Thread(s) : 1 Time 0.04081 sec
Thread(s) : 2 Time 0.01906 sec
Thread(s) : 4 Time 0.01940 sec
Thread(s) : 6 Time 0.02133 sec
Thread(s) : 8 Time 0.02029 sec
As you can see, by executing the problem using 2 threads on a dual-core CPU, the time has been cut by half. However, as the number of threads is increased, the performance does not due to increased time to fork and join.
Parallel double for Loop
The same problem above (converting color to grayscale) can also be written in a double for
loop way. This can be written like this:
for(int y = 0; y < height; y++)
for(int x = 0; x< width; x++)
pDest[x+y*width] = (pSrc[x*4 + y*4*width + 0]*3735 +
pSrc[x*4 + y*4*width + 1]*19234+ pSrc[x*4 + y*4*width + 2]*9797)>>15;
In this case, there are two solutions.
Solution 1
We have made the inner loop parallel using the parallel for
directive. As you can see, when 2 threads are being used, the execution time has actually increased! This is because, for every iteration of y
, a fork-join operation is performed, and at the end contributed to the increased execution time.
for(int y = 0; y < height; y++)
{
#pragma omp parallel for
for(int x = 0; x< width; x++)
{
pDest[x+y*width] = (pSrc[x*4 + y*4*width + 0]*3735 +
pSrc[x*4 + y*4*width + 1]*19234+ pSrc[x*4 + y*4*width + 2]*9797)>>15;
}
}
Thread(s): 1 Time 0.04260 sec
Thread(s): 2 Time 0.05171 sec
Solution 2
Instead of making the inner loop parallel, the outer loop is the better choice. Here, another directive is introduced - the private directive. The private clause directs the compiler to make variables private so multiple copies of a variable do not execute. Here, you can see that the execution time did indeed get reduced by half.
int x = 0;
#pragma omp parallel for private(x)
for(int y = 0; y < height; y++)
{
for(x = 0; x< width; x++)
{
pDest[x+y*width] = (pSrc[x*4 + y*4*width + 0]*3735 +
pSrc[x*4 + y*4*width + 1]*19234+ pSrc[x*4 + y*4*width + 2]*9797)>>15;
}
}
Thread(s) : 1 Time 0.04039 sec
Thread(s) : 2 Time 0.02020 sec
Get to Know the Number of Threads
At any time, we can obtain the number of OpenMP threads running by calling the function:
int omp_get_thread_num();
Summary
By using OpenMP, you can gain performance on multi-core systems for free, without much coding other than a line or too. There is no excuse not to use OpenMP. The benefits are there, and the coding is simple.

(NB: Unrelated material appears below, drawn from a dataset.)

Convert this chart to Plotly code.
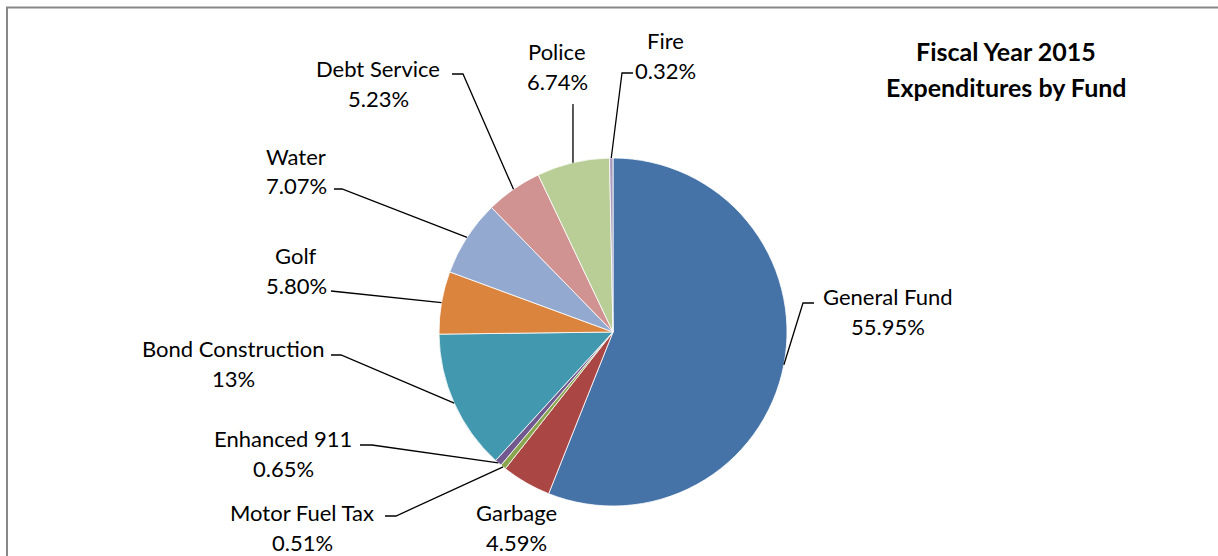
import math
import plotly.graph_objects as go

# Fund shares, clockwise from 12 o'clock
funds = ["General Fund", "Garbage", "Motor Fuel Tax", "Enhanced 911",
         "Bond Construction", "Golf", "Water", "Debt Service", "Police", "Fire"]
shares = [55.95, 4.59, 0.51, 0.65, 13.0, 5.80, 7.07, 5.23, 6.74, 0.32]
share_text = ["55.95%", "4.59%", "0.51%", "0.65%", "13%", "5.80%",
              "7.07%", "5.23%", "6.74%", "0.32%"]
colors = ["#4572A7", "#AA4643", "#89A54E", "#71588F", "#4198AF",
          "#DB843D", "#93A9CF", "#D19392", "#B9CD96", "#A99BBD"]

W, H = 1218, 556
CX, CY, R = 613, 332, 174  # pie centre and radius in pixels
LINE_GAP = 30              # spacing between the two label lines

# label centre (x, first-line y) and leader-line elbow points, in pixels
label_pos = {
    "General Fund": (888, 296),
    "Garbage": (516, 512),
    "Motor Fuel Tax": (302, 512),
    "Enhanced 911": (283, 438),
    "Bond Construction": (233, 348),
    "Golf": (296, 255),
    "Water": (296, 156),
    "Debt Service": (378, 68),
    "Police": (557, 52),
    "Fire": (665, 41),
}
leader_start = {
    "General Fund": [(814, 303), (803, 303)],
    "Motor Fuel Tax": [(385, 516), (396, 516)],
    "Enhanced 911": [(360, 445), (372, 445)],
    "Bond Construction": [(331, 355), (341, 355)],
    "Golf": [(331, 291)],
    "Water": [(334, 189), (342, 189)],
    "Debt Service": [(452, 74), (463, 74)],
    "Police": [(573, 104)],
    "Fire": [(633, 73), (622, 73)],
}

FONT = "Lato"


def px(x, y):
    return x / W, 1 - y / H


def text_at(x, y, text, size, bold=False):
    return dict(
        x=x / W, y=1 - y / H, xref="paper", yref="paper",
        text=f"<b>{text}</b>" if bold else text, showarrow=False,
        xanchor="center", yanchor="middle",
        font=dict(family=FONT, size=size, color="#000000"),
    )


fig = go.Figure(go.Pie(
    labels=funds, values=shares, sort=False, direction="clockwise",
    rotation=0, textinfo="none", hoverinfo="label+percent",
    marker=dict(colors=colors, line=dict(color="white", width=0.8)),
    domain=dict(x=[(CX - R) / W, (CX + R) / W],
                y=[1 - (CY + R) / H, 1 - (CY - R) / H]),
    showlegend=False,
))

total = sum(shares)
shapes = []
annotations = []
cum = 0.0
for name, val, txt in zip(funds, shares, share_text):
    mid = (cum + val / 2) / total * 2 * math.pi
    cum += val
    rim = (CX + R * math.sin(mid), CY - R * math.cos(mid))
    lx, ly = label_pos[name]
    annotations.append(text_at(lx, ly, name, 22))
    annotations.append(text_at(lx, ly + LINE_GAP, txt, 22))
    if name in leader_start:
        pts = leader_start[name] + [rim]
        path = "M " + " L ".join(f"{px(x, y)[0]},{px(x, y)[1]}" for x, y in pts)
        shapes.append(dict(type="path", xref="paper", yref="paper", path=path,
                           line=dict(color="#000000", width=1.3)))

# chart frame
shapes.append(dict(type="rect", xref="paper", yref="paper",
                   x0=7 / W, y0=-0.02, x1=1.02, y1=1 - 7.5 / H,
                   line=dict(color="#888888", width=2)))

annotations.append(text_at(1006, 51, "Fiscal Year 2015", 25, bold=True))
annotations.append(text_at(1006, 87, "Expenditures by Fund", 25, bold=True))

fig.update_layout(
    width=W, height=H, margin=dict(l=0, r=0, t=0, b=0),
    paper_bgcolor="white", plot_bgcolor="white",
    shapes=shapes, annotations=annotations,
)

fig.write_html("out.html")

There are several other OpenMP directives such as firstprivate, critical sections and reductions which are left for another article. :)
Points of Interest
You can also perform similar operation using Windows threads, but it will be more difficult to implement, because of issues such as synchronization and thread management.
Additional Notes
The original RGB to Grayscale formula is given as Y = 0.299 R + 0.587 G + 0.114 B
.
References
- Parallel Programming in C with MPI and OpenMP (1st ed.), Michael J. Quinn, McGraw Hill, 2004
- Scientific Parallel Computing, L. Ridgway Scott, Terry Clark, Babak Bagheri, Princeton University Press, 2005
- Introduction to Parallel Computing: A Practical Guide with Examples in An W.P. Petersen, P. Arbenz, Oxford University Press, 2004.
- Digital Color Imaging Handbook, Gaurav Sharma, CRC Press, 2003
History
- June 6, 2007 - Added - MPI capabilities available with Microsoft Compute Cluster Pack
- June 6, 2007 - Initial article (This is my first article on CodeProject!)